Meningkatnya Angka Golput pada Pilkada 2024: Apa yang Perlu Diketahui?
Fenomena golput (golongan putih) yang merujuk pada pemilih yang memilih untuk tidak memberikan suara, semakin mencuri perhatian dalam Pemilihan Kepala Daerah (Pilkada) 2024. Berdasarkan data sementara yang dipublikasikan oleh Komisi Pemilihan Umum (KPU) pada 10 Desember 2024, angka golput menunjukkan peningkatan yang signifikan di sejumlah wilayah, terutama di daerah perkotaan. Para analis politik mengidentifikasi beberapa faktor yang mendorong fenomena ini, antara lain ketidakpuasan terhadap calon yang ada, apatisme terhadap politik, serta rasa tidak percaya pada proses pemilu itu sendiri.
Beberapa alasan utama yang mendasari fenomena golput adalah rasa frustrasi masyarakat terhadap calon-calon yang dianggap tidak mewakili harapan mereka. Banyak pemilih merasa bahwa pilihan yang tersedia tidak menawarkan perubahan nyata atau solusi terhadap permasalahan yang dihadapi oleh daerah mereka. Selain itu, praktik seperti politik uang, ketidakadilan dalam kampanye, dan dominasi elit politik turut memengaruhi keputusan sejumlah masyarakat untuk tidak berpartisipasi. Faktor lain yang tak kalah penting adalah terbatasnya pendidikan politik yang memadai, yang membuat sebagian pemilih merasa bahwa suara mereka tidak akan memberikan dampak berarti.

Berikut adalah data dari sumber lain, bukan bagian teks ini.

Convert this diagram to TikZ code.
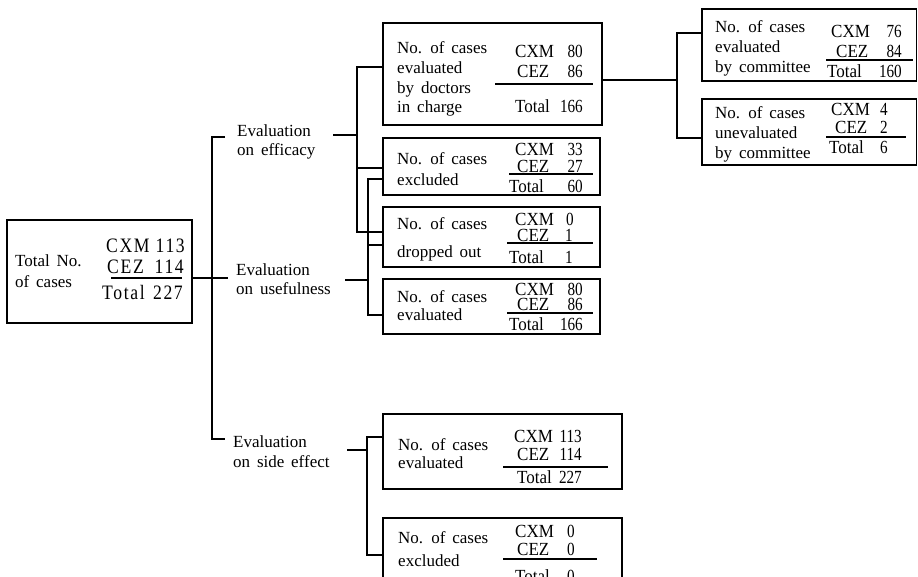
\documentclass[tikz,border=0pt]{standalone}
\usepackage{fontspec}
\setmainfont{Liberation Serif}
\newfontfamily\labfont{Liberation Serif}[WordSpace=1.6]
\newfontfamily\numfont{Liberation Serif}[FakeStretch=0.92]
\newfontfamily\digfont{Liberation Serif}[FakeStretch=0.82]
\newfontfamily\bignumfont{Liberation Serif}[FakeStretch=0.86,LetterSpace=8]
\tikzset{
  box/.style={draw, line width=1.2pt, inner sep=0pt, outer sep=0pt},
  conn/.style={line width=1.2pt},
  lab/.style={inner sep=0pt, anchor=base west, font=\labfont\fontsize{17}{20}\selectfont},
  numl/.style={inner sep=0pt, anchor=base west, font=\numfont\fontsize{18.5}{20}\selectfont},
  numr/.style={inner sep=0pt, anchor=base east, font=\digfont\fontsize{18.5}{20}\selectfont},
  bigl/.style={inner sep=0pt, anchor=base west, font=\bignumfont\fontsize{20.5}{22}\selectfont},
  bigr/.style={bigl, anchor=base east},
  sumrule/.style={line width=1.1pt},
}
\newcommand\boxat[5]{\node[box, minimum width={#4pt-#2pt}, minimum height={#5pt-#3pt}] (#1) at ({(#2+#4)/2},{(#3+#5)/2}) {};}
\newcommand\txl[4]{\node[lab] (#1) at (#2,#3) {#4};}
\newcommand\srow[6]{\node[numl] (#1a) at (#2,#4) {#5}; \node[numr] (#1b) at (#3,#4) {#6};}
\newcommand\brow[6]{\node[bigl] (#1a) at (#2,#4) {#5}; \node[bigr] (#1b) at (#3,#4) {#6};}
\begin{document}
\begin{tikzpicture}[x=1pt,y=-1pt]
\useasboundingbox (0,0) rectangle (918,576);
\clip (0,0) rectangle (918,576);

% ---------- boxes ----------
\boxat{total}{7}{220}{192}{323}
\boxat{doc}{383}{23}{602}{125}
\boxat{excl}{383}{138}{600}{195}
\boxat{drop}{383}{207}{600}{267}
\boxat{evalu}{383}{279}{600}{334}
\boxat{com1}{702}{9}{916.5}{81}
\boxat{com2}{702}{99}{916.5}{165}
\boxat{side}{383}{414}{622}{489}
\boxat{sidex}{383}{518}{622}{600}

% ---------- total box ----------
\txl{tot1}{15}{266}{Total No.}
\txl{tot2}{15}{287}{of cases}
\brow{totA}{106}{185}{252}{CXM}{113}
\brow{totB}{107}{184}{273}{CEZ}{114}
\draw[sumrule] (111,278) -- (182,278);
\brow{totC}{102}{183}{299}{Total}{227}

% ---------- doctors box ----------
\txl{doc1}{397}{53}{No. of cases}
\txl{doc2}{397}{73}{evaluated}
\txl{doc3}{397}{93}{by doctors}
\txl{doc4}{397}{112}{in charge}
\srow{docA}{515}{583}{57}{CXM}{80}
\srow{docB}{517}{583}{77}{CEZ}{86}
\draw[sumrule] (495,84) -- (593,84);
\srow{docC}{515}{583}{112}{Total}{166}

% ---------- excluded box ----------
\txl{exc1}{397}{164}{No. of cases}
\txl{exc2}{397}{185}{excluded}
\srow{excA}{515}{583}{155}{CXM}{33}
\srow{excB}{517}{583}{172}{CEZ}{27}
\draw[sumrule] (509,174) -- (593,174);
\srow{excC}{509}{583}{192}{Total}{60}

% ---------- dropped out box ----------
\txl{drp1}{397}{229}{No. of cases}
\txl{drp2}{397}{257}{dropped out}
\srow{drpA}{515}{574}{225}{CXM}{0}
\srow{drpB}{517}{573}{241}{CEZ}{1}
\draw[sumrule] (507,243) -- (593,243);
\srow{drpC}{509}{573}{263}{Total}{1}

% ---------- evaluated (usefulness) box ----------
\txl{evu1}{397}{302}{No. of cases}
\txl{evu2}{397}{320}{evaluated}
\srow{evuA}{515}{583}{295}{CXM}{80}
\srow{evuB}{517}{583}{310}{CEZ}{86}
\draw[sumrule] (507,313) -- (593,313);
\srow{evuC}{509}{583}{330}{Total}{166}

% ---------- committee boxes ----------
\txl{cm11}{715}{32}{No. of cases}
\txl{cm12}{715}{52}{evaluated}
\txl{cm13}{715}{72}{by committee}
\srow{cm1A}{831}{902}{37}{CXM}{76}
\srow{cm1B}{836}{902}{57}{CEZ}{84}
\draw[sumrule] (826,60) -- (913,60);
\srow{cm1C}{827}{902}{77}{Total}{160}

\txl{cm21}{715}{118}{No. of cases}
\txl{cm22}{715}{138}{unevaluated}
\txl{cm23}{715}{158}{by committee}
\srow{cm2A}{831}{888}{115}{CXM}{4}
\srow{cm2B}{835}{888}{133}{CEZ}{2}
\draw[sumrule] (826,137) -- (906,137);
\srow{cm2C}{829}{888}{153}{Total}{6}

% ---------- side effect boxes ----------
\txl{sd1}{398}{450}{No. of cases}
\txl{sd2}{398}{468}{evaluated}
\srow{sdA}{514}{582}{442}{CXM}{113}
\srow{sdB}{517}{582}{460}{CEZ}{114}
\draw[sumrule] (503,467) -- (608,467);
\srow{sdC}{517}{582}{483}{Total}{227}

\txl{sx1}{398}{543}{No. of cases}
\txl{sx2}{398}{566}{excluded}
\srow{sxA}{515}{575}{537}{CXM}{0}
\srow{sxB}{517}{575}{555}{CEZ}{0}
\draw[sumrule] (503,559) -- (597,559);
\srow{sxC}{515}{575}{582}{Total}{0}

% ---------- evaluation labels ----------
\txl{eff1}{237}{136}{Evaluation}
\txl{eff2}{237}{155}{on efficacy}
\txl{use1}{236}{275}{Evaluation}
\txl{use2}{236}{294}{on usefulness}
\txl{sef1}{233}{447}{Evaluation}
\txl{sef2}{233}{467}{on side effect}

% ---------- connectors ----------
% main spine
\coordinate (sTop) at (212,137);
\coordinate (sBot) at (212,439);
\coordinate (sMid) at (212,278);
\coordinate (sTopEnd) at (225,137);
\coordinate (sBotEnd) at (225,439);
\coordinate (sMidEnd) at (228,278);
\draw[conn] (sTopEnd) -- (sTop) -- (sBot) -- (sBotEnd);
\draw[conn] (total.east |- sMid) -- (sMidEnd);

% efficacy branch
\coordinate (effo) at (333,135);
\coordinate (eJ) at (357,135);
\coordinate (eTop) at (357,67);
\coordinate (eExc) at (357,168);
\coordinate (eBot) at (357,232);
\draw[conn] (effo) -- (eJ);
\draw[conn] (doc.west |- eTop) -- (eTop) -- (eBot) -- (eBot -| drop.west);
\draw[conn] (eExc) -- (eExc -| excl.west);

% usefulness branch
\coordinate (useo) at (345,280);
\coordinate (uJ) at (368,280);
\coordinate (uTop) at (368,179);
\coordinate (uDrp) at (368,245);
\coordinate (uBot) at (368,315);
\draw[conn] (useo) -- (uJ);
\draw[conn] (excl.west |- uTop) -- (uTop) -- (uBot) -- (uBot -| evalu.west);
\draw[conn] (uDrp) -- (uDrp -| drop.west);

% doctors -> committee
\coordinate (cJ) at (677,80);
\coordinate (cTop) at (677,33);
\coordinate (cBot) at (677,138);
\draw[conn] (doc.east |- cJ) -- (cJ);
\draw[conn] (com1.west |- cTop) -- (cTop) -- (cBot) -- (cBot -| com2.west);

% side effect branch
\coordinate (sdo) at (347,450);
\coordinate (sdJ) at (367,450);
\coordinate (sdTop) at (367,437);
\coordinate (sdBot) at (367,555);
\draw[conn] (sdo) -- (sdJ);
\draw[conn] (side.west |- sdTop) -- (sdTop) -- (sdBot) -- (sdBot -| sidex.west);
\end{tikzpicture}
\end{document}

Peningkatan jumlah golput ini berisiko menimbulkan krisis legitimasi bagi pemerintahan yang terpilih. Pemerintahan yang memperoleh kemenangan dalam Pilkada dengan tingkat partisipasi rendah dapat dianggap tidak sepenuhnya mencerminkan kehendak rakyat. Krisis legitimasi semacam ini berpotensi memperburuk rasa ketidakpercayaan masyarakat terhadap kinerja pemerintah dan mengancam stabilitas politik di tingkat daerah. Di samping itu, rendahnya partisipasi pemilih juga dapat memperburuk polarisasi sosial, karena sejumlah kalangan merasa terpinggirkan dalam proses demokrasi.
Untuk menangani fenomena golput ini, berbagai pihak, termasuk KPU, lembaga pendidikan, serta masyarakat sipil, diharapkan dapat meningkatkan upaya sosialisasi dan pendidikan politik kepada pemilih. KPU juga perlu memperkuat transparansi dan integritas dalam penyelenggaraan pemilu agar bisa mengembalikan kepercayaan publik terhadap proses Pilkada. Selain itu, menciptakan atmosfer politik yang sehat juga sangat penting, di mana pemilih merasa bahwa hak suara mereka dihargai dan dapat berkontribusi pada perubahan yang positif.